We are living in a golden age of audiobooks. Freeing audiobooks from physical media, it turns out, is the best thing that ever happened to the medium. Gone are the days with a phlegmatic old man droning through the text of a novel — audiobooks are now finely produced, expertly directed affairs that often add to the narrative in fascinating ways.
But audiobooks are an expensive hobby, and digital audiobooks have been impossible to buy through independent bookstores. Thankfully, the good folks at Seattle-based indie audiobook store Libro.fm teamed up with your favorite independent bookstores to sell audiobooks online and to provide a great subscription membership service.
And now, Libro.fm has made it easy to give audiobooks to your loved ones, with gift memberships and the option to give specific titles as a gift. Best of all, you can support your favorite local bookstore through your gifts. To help you consider your audiobook gift-giving, we talked with Elliott Bay Book Company bookseller and Drunk Booksellers co-host Emma Nichols about good audiobooks to give as gifts.
What's your favorite audiobook of the year?

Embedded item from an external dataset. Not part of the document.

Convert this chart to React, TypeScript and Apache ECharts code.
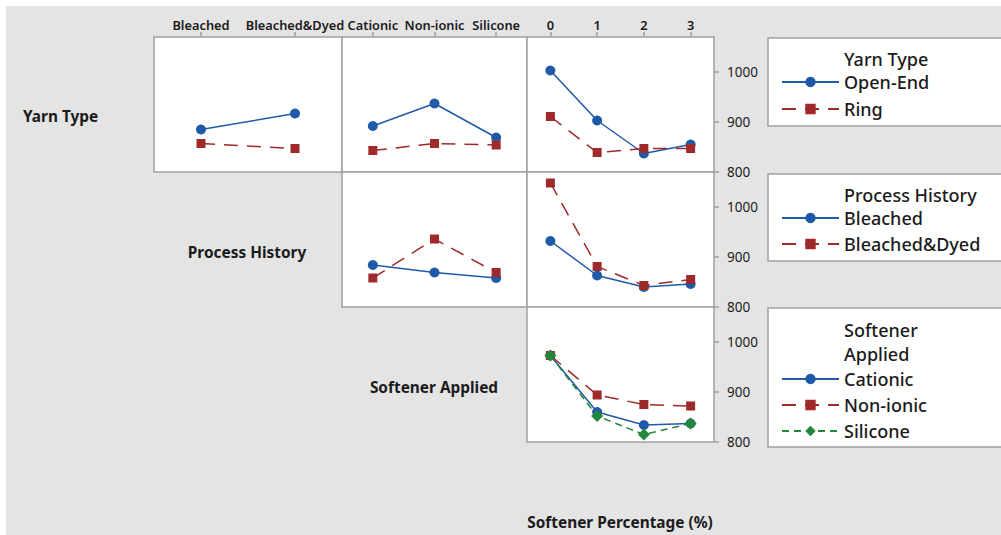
import React, { useEffect, useRef } from "react";
import * as echarts from "echarts";

// ---- categories ----
const processHistory = ["Bleached", "Bleached&Dyed"];
const softeners = ["Cationic", "Non-ionic", "Silicone"];
const percentages = ["0", "1", "2", "3"];
const yarnTypes = ["Open-End", "Ring"];
const yTicks = [800, 900, 1000];
const yMax = 1070;

// ---- means ----
// Row: Yarn Type
const openEndByProcess = [885, 917];
const ringByProcess = [857, 847];
const openEndBySoftener = [892, 937, 869];
const ringBySoftener = [843, 857, 854];
const openEndByPercent = [1003, 903, 837, 855];
const ringByPercent = [911, 839, 847, 847];
// Row: Process History
const bleachedBySoftener = [884, 869, 858];
const dyedBySoftener = [858, 936, 869];
const bleachedByPercent = [932, 863, 840, 846];
const dyedByPercent = [1048, 881, 843, 855];
// Row: Softener Applied
const cationicByPercent = [973, 860, 834, 837];
const nonionicByPercent = [973, 894, 875, 872];
const siliconeByPercent = [973, 852, 815, 837];

const FONT = "'Noto Sans', 'Open Sans', sans-serif";
const TXT = "#1b1b1b";
const BORDER = "#a0a0a0";

const STY = [
  { color: "#1f5aa8", symbol: "circle", size: 10, type: "solid" as any },
  { color: "#9e2a2b", symbol: "rect", size: 9, type: [14, 9] as any },
  { color: "#23873b", symbol: "diamond", size: 12, type: [7, 5] as any },
];

// panel layout: [left, top, width, height]
const panels = [
  { rect: [154, 37, 188, 135], cats: processHistory, top: true, right: false },
  { rect: [342, 37, 185, 135], cats: softeners, top: true, right: false },
  { rect: [527, 37, 187, 135], cats: percentages, top: true, right: true },
  { rect: [342, 172, 185, 135], cats: softeners, top: false, right: false },
  { rect: [527, 172, 187, 135], cats: percentages, top: false, right: true },
  { rect: [527, 307, 187, 135], cats: percentages, top: false, right: true },
];

function mk(name: string, data: number[], panel: number, s: number) {
  const st = STY[s];
  return {
    type: "line",
    name,
    xAxisIndex: panel,
    yAxisIndex: panel,
    data,
    symbol: st.symbol,
    symbolSize: st.size,
    itemStyle: { color: st.color },
    lineStyle: { color: st.color, width: 1.5, type: st.type },
    z: 2 + s,
  };
}

export default function App() {
  const ref = useRef<HTMLDivElement>(null);
  useEffect(() => {
    if (!ref.current) return;
    const chart = echarts.init(ref.current, undefined, { renderer: "svg" });

    const grids = panels.map((p) => ({
      left: p.rect[0],
      top: p.rect[1],
      width: p.rect[2],
      height: p.rect[3],
      show: true,
      backgroundColor: "#ffffff",
      borderColor: BORDER,
      borderWidth: 1.5,
      containLabel: false,
    }));

    const xAxes = panels.map((p, i) => ({
      type: "category",
      gridIndex: i,
      position: "top",
      data: p.cats,
      boundaryGap: true,
      axisLine: { show: false },
      axisTick: {
        show: p.top,
        alignWithLabel: true,
        length: 5,
        lineStyle: { color: BORDER, width: 1.5 },
      },
      axisLabel: {
        show: p.top,
        interval: 0,
        margin: 6,
        color: TXT,
        fontFamily: FONT,
        fontSize: 12.8,
        fontWeight: 600,
      },
      splitLine: { show: false },
    }));

    const yAxes = panels.map((p, i) => ({
      type: "value",
      gridIndex: i,
      position: "right",
      min: yTicks[0],
      max: yMax,
      interval: yTicks[1] - yTicks[0],
      axisLine: { show: false },
      axisTick: {
        show: p.right,
        length: 5,
        lineStyle: { color: BORDER, width: 1.5 },
      },
      axisLabel: {
        show: p.right,
        margin: 13,
        color: TXT,
        fontFamily: FONT,
        fontSize: 13.5,
        showMaxLabel: false,
        formatter: (v: number) => (yTicks.includes(v) ? String(v) : ""),
      },
      splitLine: { show: false },
    }));

    const series = [
      mk(yarnTypes[0], openEndByProcess, 0, 0),
      mk(yarnTypes[1], ringByProcess, 0, 1),
      mk(yarnTypes[0], openEndBySoftener, 1, 0),
      mk(yarnTypes[1], ringBySoftener, 1, 1),
      mk(yarnTypes[0], openEndByPercent, 2, 0),
      mk(yarnTypes[1], ringByPercent, 2, 1),
      mk(processHistory[0], bleachedBySoftener, 3, 0),
      mk(processHistory[1], dyedBySoftener, 3, 1),
      mk(processHistory[0], bleachedByPercent, 4, 0),
      mk(processHistory[1], dyedByPercent, 4, 1),
      mk(softeners[0], cationicByPercent, 5, 0),
      mk(softeners[1], nonionicByPercent, 5, 1),
      mk(softeners[2], siliconeByPercent, 5, 2),
    ];

    const legendCommon = {
      orient: "vertical",
      left: 776,
      itemWidth: 57,
      itemHeight: 13,
      itemGap: 6,
      selectedMode: false,
      textStyle: {
        color: TXT,
        fontFamily: FONT,
        fontSize: 18,
        fontWeight: 500,
        lineHeight: 20,
      },
    };

    const boxText = (x: number, y: number, text: string, size = 18, weight: any = 500, align = "left") => ({
      type: "text",
      x,
      y,
      z: 10,
      style: {
        text,
        fill: TXT,
        font: `${weight} ${size}px ${FONT}`,
        textAlign: align,
        textVerticalAlign: "middle",
      },
    });

    const legendBox = (y: number, h: number) => ({
      type: "rect",
      shape: { x: 768, y, width: 260, height: h },
      z: 1,
      style: { fill: "#ffffff", stroke: BORDER, lineWidth: 1.5 },
    });

    chart.setOption({
      animation: false,
      backgroundColor: "#e4e4e4",
      grid: grids,
      xAxis: xAxes,
      yAxis: yAxes,
      series,
      legend: [
        { ...legendCommon, top: 67, itemGap: 7, data: yarnTypes },
        { ...legendCommon, top: 203, data: processHistory },
        { ...legendCommon, top: 364, data: softeners },
      ],
      graphic: [
        { type: "rect", shape: { x: 0, y: 0, width: 1001, height: 6 }, style: { fill: "#ffffff" } },
        { type: "rect", shape: { x: 0, y: 0, width: 6, height: 535 }, style: { fill: "#ffffff" } },
        legendBox(38, 88),
        legendBox(174, 87),
        legendBox(308, 139),
        boxText(844, 59, "Yarn Type"),
        boxText(844, 195, "Process History"),
        boxText(844, 330, "Softener"),
        boxText(844, 354, "Applied"),
        boxText(23, 116, "Yarn Type", 15.4, "bold"),
        boxText(247, 252, "Process History", 15.4, "bold", "center"),
        boxText(434, 387, "Softener Applied", 15.4, "bold", "center"),
        boxText(620, 522, "Softener Percentage (%)", 15.4, "bold", "center"),
      ],
    });
    return () => chart.dispose();
  }, []);
  return (
    <div
      ref={ref}
      style={{ position: "fixed", left: 0, top: 0, width: 1001, height: 535 }}
    />
  );
}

Circe by Madeline Miller, hands down. It's about the goddess-witch from The Odyssey who turns men into pigs, but Circe is worth listening to whether or not you're interested in mythology or the classics. Miller's novel manages to be both musing and action-packed, and the narrator has the most incredible voice of any audiobook I've listened to — a voice like smoke and cream.
What audio book would you recommend to a teen who doesn't read very much?
Can I say Harry Potter, or is that too obvious? The Jim Dale narration, not the Stephen Fry (not that there's anything wrong with Fry, but I feel like you're either a Fry or a Dale and I'm a Dale.) Second answer: The Girl Who Circumnavigated Fairyland in a Ship of Her Own Making by Cat Valente. It's the story of a young girl who gets spirited off to a place called Fairyland where she has to overthrow a vicious dictator. It has action, humor, and a lot of playful language, which I think is perfect for audio listeners. But what I would tell the teen is that it's about a badass kid who has to make her own way in a magical world.
What non-fiction would you recommend to someone who's looking for escapism?
Shirley Jackson's memoirs Life Among the Savages and Raising Demons. Everything coming out right now seems to be about how the world is on fire (figuratively and literally). If you want to get away from politics, climate change, and oppression; if you want to laugh; if you want to be reminded that the image of the chirpy, put-together 50s housewife is total bullshit, read about Jackson's life as a woman, wife, and mother raising four kids in the mid-20th century. It is full of her signature mordant humor. These are the two audiobooks I turn to when I just need a break.